While miners have suffered gruelling work schedules and dangerous conditions, Vale is drowning in cash. Its 2020 global revenue amounted to some $40 billion, with close to $5 billion in net profits. Nonetheless, Vale still managed to obtain $67 million in government handouts during the pandemic under the Canada Emergency Wage Subsidy, a program ostensibly designed to protect workers’ jobs.

This unbridled money-making bonanza has produced mounting anger among miners and the local community. As a relative of a miner said of Vale in a comment to the World Socialist Web Site during the strike, “Wait. ... Didn’t you guys take billions of $$ during COVID? Were your top executives given large bonuses? If the answer is yes to both of these, I dare say you have no legs to stand on. Treat your employees with the dignity and respect they deserve.”

This state of affairs would have been unthinkable without the USW’s crucial role in facilitating the enforcement of massive, historically unprecedented concessions in the wake of the 2009-10 year-long strike. These included the introduction of the hated multitier wage system and a huge expansion of low-wage, contract labour. It is significant to note in this regard that only 30 of the 39 miners involved in the latest incident are USW members, an indication that a large portion of the workforce is made up of nonunion, contract workers.
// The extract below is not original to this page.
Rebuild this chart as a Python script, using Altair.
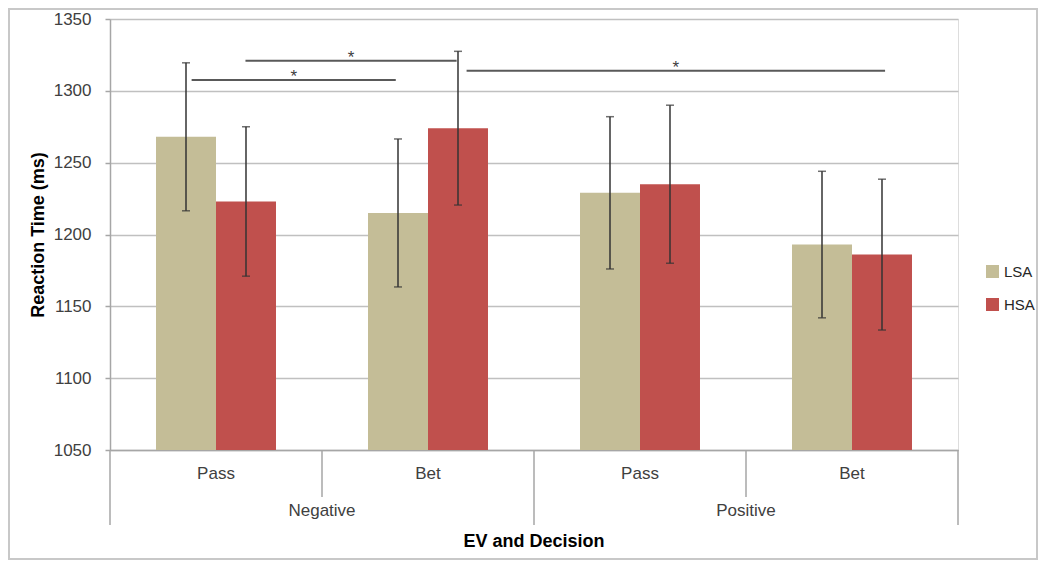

The USW’s collaboration with Vale management has produced a steady undermining of miners’ wages and benefits, and a corresponding deterioration in workplace safety. On Monday, as the 39 miners remained stranded underground, a fine of $120,000 was imposed by a Sudbury court on DMC Mining Service, a contractor that employs workers at Vale’s Sudbury operations. The fine related to the injury of a worker due to falling rocks at Vale’s Copper Cliff South project. The court concluded that DMC failed to take account of the danger of falling rocks triggered by vibrations from underground drilling.

Three miners employed by Vale died at the company’s Sudbury facilities between 2011 and 2012. The outcry following their deaths caused the Ontario government to order a review of mining safety procedures in January 2014.

According to government figures, in 2020 there were 3.88 injuries for every 100 workers employed in Ontario’s mines.